Accelerators, Cryogenics and Magnetism Division (DACM)
DACM

DACM is division of the Institute of Research into the Fundamental Laws of the Universe (IRFU), of the CEA Physical Sciences Division (DSM). It is located on the Saclay center in the premises of the former National Laboratory Saturne, LNS, and the former Department of Instrumental Techniques of Elementary Particles, the STIPE. These premises have been renovated and gathered in a large platform called "Synergium" which occupies a total floor area of 25,000 m2. DACM which hosts 75 research engineers and 45 technicians has for mission to carry out, with the national and international community, research and development of excellence in the fields of particle accelerators, cryogenic systems and superconducting magnets for use in fundamental research. The Department has played a major role over many years in the construction of the high technology instruments needed for this type of research (LHC, W7-X, SPIRAL2, FAIR, IPHI, ESS).

 

The expertise of the Department has also been deployed in support of work in associated fields including energy (materials studies for thermonuclear fusion as part of the IFMIF project, qualification of the coils of the Japanese JT-60SA Tokamak), life sciences (the ISEULT ultra high field magnetic resonance imager for NEUROSPIN) and light sources (SOLEIL and XFEL).

 

DACM also provides management services for major large scale projects and develops the associated test systems. These projects are carried out within the project structure of the IRFU in close association with other departments of the Institute, both physical and technology, particularly the Department of System Engineering, SIS. Finally the technology transfer to industrial partners constitutes a core component of the work of the Department.

 

DACM brings together strengths in both the design and construction of large scale systems. The expertise of the division extends to the fields of accelerator theory, ion sources, conventional and superconducting accelerating cavities, superconducting magnets, and the associated cryogenic systems. It is based on a wide range of test systems, from small test stations used to characterize materials to very large scale systems capable of testing entire superconducting coils and cavities. The vitality of DACM is also due in a large part to the contribution of young PhD students and post-doctoral researchers within the R&D teams. This continual influx of new ideas enables the division to explore new technologies for use in designing and constructing the instruments needed to support advances in applied fundamental research.

 

The workforce of DACM is divided among five laboratories:

  • the Accelerator Design and Development Laboratory (LEDA),
  • the Accelerator and Hyperfrequency Systems Engineering Laboratory (LISAH),
  • the Cavity and Cryomodule Development and Integration Laboratory (LIDC2),
  • the Laboratory for Superconducting Magnet Research (LEAS),
  • the Cryogenics Laboratory and Test Stations (LCSE).

 

A Scientific and Technical Committee, the CSTS, composed of 14 members and 7 international experts from outside the CEA, meets once a year to evaluate ongoing activities and examine new proposals.
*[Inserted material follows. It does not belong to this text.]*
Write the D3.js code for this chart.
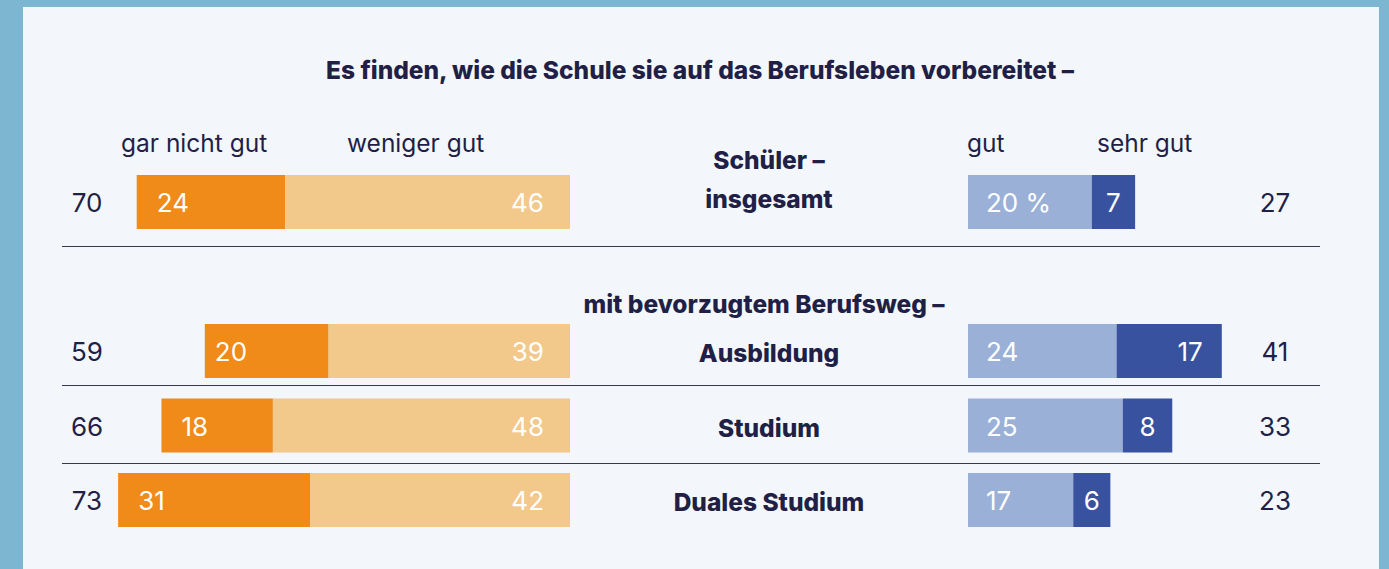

The CSTS assists the Head of the DACM in defining research and development strategy within the Department.

 

In the last three years, DACM has scored a number of successes: the injectors of SPIRAL2 and IFMIF have been tested in an operational situation in their bunkers inside the Synergium and have achieved their nominal performance. The 51 tons of superconducting material necessary for the ISEULT project were produced and 170 double pancakes were wound with the required accuracy. The development of innovative antennas for medical imaging has continued with success. Sources of SILHI type will now be industrialized and beam dynamics softwares are marketed worldwide. In October 2012, the JT-60SA cold test station received its imposing  cryostat.

 

Over the next three years efforts will focus on commissioning the IPHI injector, on the industrial phase of XFEL cryomodules assembly, as well as on the construction and testing of two innovative cryomodules: the prototype cryomodule for the IFMIF-LIPAC accelerator, and the technology demonstrator for ESS. DACM will also contribute to the progress of the project CILEX in view of new acceleration techniques and deliver the proton injector FAIR project in Darmstadt. In the field of cryomagnetism the JT-60SA test station will be commissioned in 2014 and will open technological extensions for the ITER program. The spectrometer R3B-Glad will be cryostated and tested. The imaging magnet NEUROSPIN-ISEULT will be cryostated to get its ambitious performances in terms of magnetic field homogeneity and stability. The DACM will also participate strongly to the development of new high-field magnets needed to increase the luminosity and energy of the LHC.

 

By 2017 and within its complementary activities of accelerators and cryomagnetism, the DACM will be intensely involved in exciting projects equal to the major scientific missions of the CEA. Moreover the DACM will resolutely participate, together with the nearby communities, in the launching and the success of the campus of the Paris-Saclay University.